EAIツールには、クラウドサービス型とパッケージソフトウェア型があります。クラウドサービス型は、サーバー運用の手間がなく、データ連携処理の開発に集中できる利点がありますが、自社内のシステムとの連携にはネットワーク構成の考慮が必要です。一方、パッケージソフトウェア型は、初期構築の手間はかかりますが、自社環境に最適化した運用が可能です。自社のセキュリティポリシーや既存システムの配置状況を考慮して選択しましょう。

サポート体制の充実度

ノーコード開発とはいえ、一定の知識やスキルの習得は必要です。特に業務部門での内製開発を目指す場合、マニュアルや教育・トレーニングなどのサポートサービスが充実しているかがポイントになります。また、トラブル発生時の対応スピードや、技術的な問い合わせへの対応体制も事前に確認すべき重要な要素です。

費用

導入コストだけでなく、長期的な運用コストも含めて総合的に比較検討しましょう。パッケージソフトウェア型は、初期ライセンス費用に加え、サーバー構築費やサポート費用が必要です。クラウドサービス型は、初期コストが低い反面、月額固定制や従量課金制など課金形態によっては長期的にコストが増大する可能性があります。自社の予算規模や利用想定に基づいた適切な選択が求められます。

セキュリティ対策の確認

システム間でデータをやり取りする際のセキュリティ機能を確認します。データの暗号化、アクセス制御、監査ログなどのセキュリティ機能が充実しているかをチェックしましょう。特に顧客情報や機密データを扱う場合は、より厳格なセキュリティ対応が求められるため、認証取得状況やセキュリティインシデント対応体制も含めて検討することが重要です。

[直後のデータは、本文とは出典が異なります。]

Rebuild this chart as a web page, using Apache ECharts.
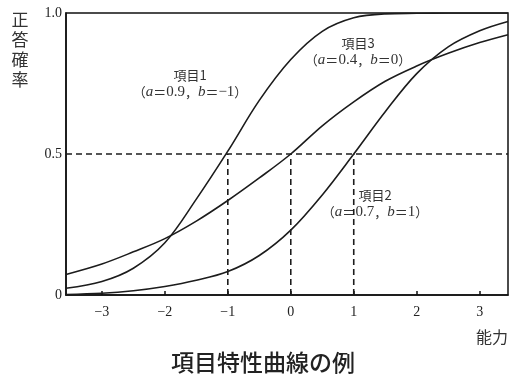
<!DOCTYPE html>
<html>
<head>
<meta charset="utf-8">
<script src="https://cdn.jsdelivr.net/npm/echarts@6/dist/echarts.min.js"></script>
<style>
html,body{margin:0;padding:0;background:#fff;}
#c{width:518px;height:380px;}
</style>
</head>
<body>
<div id="c"></div>
<script>
// ability grid (x) and probability of correct answer for each item
const abilities = [-3.57, -3, -2.5, -2, -1.5, -1, -0.5, 0, 0.5, 1, 1.5, 2, 2.5, 3, 3.45];
const item1 = [0.024, 0.048, 0.095, 0.185, 0.34, 0.51, 0.69, 0.835, 0.935, 0.983, 0.997, 0.999, 1.0, 1.0, 1.0];
const item2 = [0.002, 0.006, 0.015, 0.03, 0.052, 0.083, 0.14, 0.23, 0.355, 0.50, 0.65, 0.785, 0.88, 0.937, 0.97];
const item3 = [0.073, 0.11, 0.153, 0.20, 0.262, 0.335, 0.415, 0.50, 0.60, 0.685, 0.758, 0.812, 0.857, 0.895, 0.923];
const difficulties = [-1, 0, 1];
const halfProb = 0.5;
const xTicks = [-3, -2, -1, 0, 1, 2, 3];
const yTicks = [0, 0.5, 1];
const xMin = -3.57, xMax = 3.45;

const pairs = ys => abilities.map((x, i) => [x, ys[i]]);
const curveStyle = { color: '#1c1c1c', width: 1.6 };
const dashStyle = { color: '#1c1c1c', width: 1.6, type: [6, 4] };

const series = [
  { type: 'line', data: pairs(item1), smooth: 0.35, showSymbol: false, lineStyle: curveStyle, z: 3 },
  { type: 'line', data: pairs(item2), smooth: 0.35, showSymbol: false, lineStyle: curveStyle, z: 3 },
  { type: 'line', data: pairs(item3), smooth: 0.35, showSymbol: false, lineStyle: curveStyle, z: 3 },
  { type: 'line', data: [[xMin, halfProb], [xMax, halfProb]], showSymbol: false, lineStyle: dashStyle, z: 2 }
];
difficulties.forEach(b => {
  series.push({ type: 'line', data: [[b, 0], [b, halfProb]], showSymbol: false, lineStyle: dashStyle, z: 2 });
});

const chart = echarts.init(document.getElementById('c'), null, { renderer: 'canvas' });
const serif = '"Liberation Serif", "DejaVu Serif", serif';
const cjk = '"Noto Sans CJK JP", "Noto Sans", sans-serif';
const richA = {
  i: { fontFamily: serif, fontStyle: 'italic', fontSize: 15, fill: '#333' },
  n: { fontFamily: serif, fontSize: 15, fill: '#333' }
};
function annot(x, y, title, a, b) {
  return [
    { type: 'text', x: x, y: y, style: { text: title, fontFamily: cjk, fontSize: 13, fill: '#333', align: 'center', verticalAlign: 'middle' } },
    { type: 'text', x: x, y: y + 17, style: {
      text: '（{i|a}＝{n|' + a + '}，{i|b}＝{n|' + b + '}）', rich: richA,
      fontFamily: cjk, fontSize: 13, fill: '#333', align: 'center', verticalAlign: 'middle' } }
  ];
}

chart.setOption({
  animation: false,
  backgroundColor: '#fff',
  grid: { left: 66, right: 10, top: 13, bottom: 85, show: true, borderColor: '#111', borderWidth: 1.5, backgroundColor: 'transparent' },
  xAxis: {
    type: 'value', min: xMin, max: xMax,
    splitLine: { show: false },
    axisLine: { show: true, onZero: false, lineStyle: { color: '#111', width: 1.5 } },
    axisTick: { show: true, inside: true, length: 4, customValues: xTicks, lineStyle: { color: '#111', width: 1.5 } },
    axisLabel: { customValues: xTicks, margin: 10, fontFamily: serif, fontSize: 14, color: '#222',
      formatter: v => v < 0 ? '−' + Math.abs(v) : String(v) },
    name: '能力', nameLocation: 'end', nameGap: 0,
    nameTextStyle: { fontFamily: cjk, fontSize: 16, color: '#333', align: 'right', verticalAlign: 'top', padding: [34, 0, 0, 0] }
  },
  yAxis: {
    type: 'value', min: 0, max: 1,
    splitLine: { show: false },
    axisLine: { show: true, onZero: false, lineStyle: { color: '#111', width: 1.5 } },
    axisTick: { show: false, customValues: yTicks },
    axisLabel: { customValues: yTicks, margin: 4, fontFamily: serif, fontSize: 14, color: '#222',
      formatter: v => v === 0 ? '0' : v.toFixed(1) }
  },
  graphic: [
    { type: 'text', x: 20, y: 50, style: { text: '正\n答\n確\n率', fontFamily: cjk, fontSize: 17, lineHeight: 20, fill: '#333', align: 'center', verticalAlign: 'middle' } },
    { type: 'text', x: 263, y: 362, style: { text: '項目特性曲線の例', fontFamily: cjk, fontSize: 23, fontWeight: 500, fill: '#222', align: 'center', verticalAlign: 'middle' } },
    ...annot(190, 75, '項目1', '0.9', '−1'),
    ...annot(358, 43, '項目3', '0.4', '0'),
    ...annot(375, 195, '項目2', '0.7', '1')
  ],
  series: series
});
</script>
</body>
</html>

自社に適したEAIツール導入で意思決定のスピードアップを

EAIは、企業内のシステム間の壁を取り払い、分散したデータを統合する重要な役割を担っています。経営判断に必要な情報をリアルタイムで把握できるようになり、意思決定のスピードアップにつながります。
しかし、EAIツールの選定を誤ると、十分な効果を発揮できない可能性もあります。自社のシステム環境や業務フローを正しく把握し、拡張性や運用のしやすさ、コストなどを総合的に考慮することが重要です。